** Problem to solve **
Take all the material and copy it exactly.

** Data lines **
-- START --

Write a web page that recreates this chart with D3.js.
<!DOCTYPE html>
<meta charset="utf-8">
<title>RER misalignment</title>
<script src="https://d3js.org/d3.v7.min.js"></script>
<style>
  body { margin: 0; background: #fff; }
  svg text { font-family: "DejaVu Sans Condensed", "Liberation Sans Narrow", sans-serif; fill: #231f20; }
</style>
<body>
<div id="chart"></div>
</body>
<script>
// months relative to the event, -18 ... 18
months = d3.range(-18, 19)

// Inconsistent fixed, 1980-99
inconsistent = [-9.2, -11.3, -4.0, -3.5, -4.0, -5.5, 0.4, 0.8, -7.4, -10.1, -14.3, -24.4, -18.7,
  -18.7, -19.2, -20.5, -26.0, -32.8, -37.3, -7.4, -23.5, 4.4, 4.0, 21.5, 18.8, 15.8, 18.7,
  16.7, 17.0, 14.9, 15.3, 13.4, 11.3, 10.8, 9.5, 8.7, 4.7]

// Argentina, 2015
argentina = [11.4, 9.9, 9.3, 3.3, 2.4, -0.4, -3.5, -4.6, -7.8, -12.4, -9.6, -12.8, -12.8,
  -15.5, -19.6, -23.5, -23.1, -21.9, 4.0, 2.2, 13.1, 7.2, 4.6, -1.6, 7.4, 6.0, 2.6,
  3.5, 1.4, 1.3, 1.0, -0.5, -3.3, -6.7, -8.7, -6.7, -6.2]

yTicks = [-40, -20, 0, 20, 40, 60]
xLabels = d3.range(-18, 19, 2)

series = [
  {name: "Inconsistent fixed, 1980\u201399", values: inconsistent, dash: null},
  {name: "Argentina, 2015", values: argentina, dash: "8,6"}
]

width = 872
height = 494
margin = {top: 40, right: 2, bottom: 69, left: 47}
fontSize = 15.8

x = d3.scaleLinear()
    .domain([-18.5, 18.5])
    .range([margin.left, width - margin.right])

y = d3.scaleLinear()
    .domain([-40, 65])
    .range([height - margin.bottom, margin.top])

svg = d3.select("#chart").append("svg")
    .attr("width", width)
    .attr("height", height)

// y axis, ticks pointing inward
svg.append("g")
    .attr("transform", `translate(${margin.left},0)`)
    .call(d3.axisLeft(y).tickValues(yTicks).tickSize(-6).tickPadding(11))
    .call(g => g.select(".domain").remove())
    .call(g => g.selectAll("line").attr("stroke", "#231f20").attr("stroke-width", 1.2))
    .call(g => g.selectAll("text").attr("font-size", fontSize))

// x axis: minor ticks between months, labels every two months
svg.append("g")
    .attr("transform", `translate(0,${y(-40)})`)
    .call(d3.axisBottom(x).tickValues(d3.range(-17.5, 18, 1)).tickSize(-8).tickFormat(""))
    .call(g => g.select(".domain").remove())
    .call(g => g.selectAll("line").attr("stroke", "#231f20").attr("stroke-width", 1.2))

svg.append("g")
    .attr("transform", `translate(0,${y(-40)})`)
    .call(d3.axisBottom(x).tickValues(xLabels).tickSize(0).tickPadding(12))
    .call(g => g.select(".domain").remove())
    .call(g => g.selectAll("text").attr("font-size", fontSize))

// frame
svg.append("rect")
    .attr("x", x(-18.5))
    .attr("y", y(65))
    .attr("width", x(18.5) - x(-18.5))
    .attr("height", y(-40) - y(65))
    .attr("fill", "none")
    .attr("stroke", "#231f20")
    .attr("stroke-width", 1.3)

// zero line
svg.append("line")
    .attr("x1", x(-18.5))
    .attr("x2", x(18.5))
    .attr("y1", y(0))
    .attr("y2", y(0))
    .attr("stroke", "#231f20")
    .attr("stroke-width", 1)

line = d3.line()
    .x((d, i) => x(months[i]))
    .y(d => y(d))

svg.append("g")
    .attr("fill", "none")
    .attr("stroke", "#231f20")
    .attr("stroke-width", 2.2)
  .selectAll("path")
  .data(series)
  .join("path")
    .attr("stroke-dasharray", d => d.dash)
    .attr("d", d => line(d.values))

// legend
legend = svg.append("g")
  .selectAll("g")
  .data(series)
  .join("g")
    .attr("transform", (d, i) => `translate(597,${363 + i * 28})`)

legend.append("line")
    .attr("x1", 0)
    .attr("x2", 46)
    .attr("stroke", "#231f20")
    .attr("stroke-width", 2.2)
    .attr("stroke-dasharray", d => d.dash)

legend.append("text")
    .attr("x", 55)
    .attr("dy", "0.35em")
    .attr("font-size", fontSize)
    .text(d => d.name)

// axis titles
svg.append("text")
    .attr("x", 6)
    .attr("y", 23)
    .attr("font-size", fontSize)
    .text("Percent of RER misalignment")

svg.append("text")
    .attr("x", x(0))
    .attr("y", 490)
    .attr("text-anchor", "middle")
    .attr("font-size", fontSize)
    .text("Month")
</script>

-- END --

** Completed task **
Write a web page that recreates this chart with D3.js.
<!DOCTYPE html>
<meta charset="utf-8">
<title>RER misalignment</title>
<script src="https://d3js.org/d3.v7.min.js"></script>
<style>
  body { margin: 0; background: #fff; }
  svg text { font-family: "DejaVu Sans Condensed", "Liberation Sans Narrow", sans-serif; fill: #231f20; }
</style>
<body>
<div id="chart"></div>
</body>
<script>
// months relative to the event, -18 ... 18
months = d3.range(-18, 19)

// Inconsistent fixed, 1980-99
inconsistent = [-9.2, -11.3, -4.0, -3.5, -4.0, -5.5, 0.4, 0.8, -7.4, -10.1, -14.3, -24.4, -18.7,
  -18.7, -19.2, -20.5, -26.0, -32.8, -37.3, -7.4, -23.5, 4.4, 4.0, 21.5, 18.8, 15.8, 18.7,
  16.7, 17.0, 14.9, 15.3, 13.4, 11.3, 10.8, 9.5, 8.7, 4.7]

// Argentina, 2015
argentina = [11.4, 9.9, 9.3, 3.3, 2.4, -0.4, -3.5, -4.6, -7.8, -12.4, -9.6, -12.8, -12.8,
  -15.5, -19.6, -23.5, -23.1, -21.9, 4.0, 2.2, 13.1, 7.2, 4.6, -1.6, 7.4, 6.0, 2.6,
  3.5, 1.4, 1.3, 1.0, -0.5, -3.3, -6.7, -8.7, -6.7, -6.2]

yTicks = [-40, -20, 0, 20, 40, 60]
xLabels = d3.range(-18, 19, 2)

series = [
  {name: "Inconsistent fixed, 1980\u201399", values: inconsistent, dash: null},
  {name: "Argentina, 2015", values: argentina, dash: "8,6"}
]

width = 872
height = 494
margin = {top: 40, right: 2, bottom: 69, left: 47}
fontSize = 15.8

x = d3.scaleLinear()
    .domain([-18.5, 18.5])
    .range([margin.left, width - margin.right])

y = d3.scaleLinear()
    .domain([-40, 65])
    .range([height - margin.bottom, margin.top])

svg = d3.select("#chart").append("svg")
    .attr("width", width)
    .attr("height", height)

// y axis, ticks pointing inward
svg.append("g")
    .attr("transform", `translate(${margin.left},0)`)
    .call(d3.axisLeft(y).tickValues(yTicks).tickSize(-6).tickPadding(11))
    .call(g => g.select(".domain").remove())
    .call(g => g.selectAll("line").attr("stroke", "#231f20").attr("stroke-width", 1.2))
    .call(g => g.selectAll("text").attr("font-size", fontSize))

// x axis: minor ticks between months, labels every two months
svg.append("g")
    .attr("transform", `translate(0,${y(-40)})`)
    .call(d3.axisBottom(x).tickValues(d3.range(-17.5, 18, 1)).tickSize(-8).tickFormat(""))
    .call(g => g.select(".domain").remove())
    .call(g => g.selectAll("line").attr("stroke", "#231f20").attr("stroke-width", 1.2))

svg.append("g")
    .attr("transform", `translate(0,${y(-40)})`)
    .call(d3.axisBottom(x).tickValues(xLabels).tickSize(0).tickPadding(12))
    .call(g => g.select(".domain").remove())
    .call(g => g.selectAll("text").attr("font-size", fontSize))

// frame
svg.append("rect")
    .attr("x", x(-18.5))
    .attr("y", y(65))
    .attr("width", x(18.5) - x(-18.5))
    .attr("height", y(-40) - y(65))
    .attr("fill", "none")
    .attr("stroke", "#231f20")
    .attr("stroke-width", 1.3)

// zero line
svg.append("line")
    .attr("x1", x(-18.5))
    .attr("x2", x(18.5))
    .attr("y1", y(0))
    .attr("y2", y(0))
    .attr("stroke", "#231f20")
    .attr("stroke-width", 1)

line = d3.line()
    .x((d, i) => x(months[i]))
    .y(d => y(d))

svg.append("g")
    .attr("fill", "none")
    .attr("stroke", "#231f20")
    .attr("stroke-width", 2.2)
  .selectAll("path")
  .data(series)
  .join("path")
    .attr("stroke-dasharray", d => d.dash)
    .attr("d", d => line(d.values))

// legend
legend = svg.append("g")
  .selectAll("g")
  .data(series)
  .join("g")
    .attr("transform", (d, i) => `translate(597,${363 + i * 28})`)

legend.append("line")
    .attr("x1", 0)
    .attr("x2", 46)
    .attr("stroke", "#231f20")
    .attr("stroke-width", 2.2)
    .attr("stroke-dasharray", d => d.dash)

legend.append("text")
    .attr("x", 55)
    .attr("dy", "0.35em")
    .attr("font-size", fontSize)
    .text(d => d.name)

// axis titles
svg.append("text")
    .attr("x", 6)
    .attr("y", 23)
    .attr("font-size", fontSize)
    .text("Percent of RER misalignment")

svg.append("text")
    .attr("x", x(0))
    .attr("y", 490)
    .attr("text-anchor", "middle")
    .attr("font-size", fontSize)
    .text("Month")
</script>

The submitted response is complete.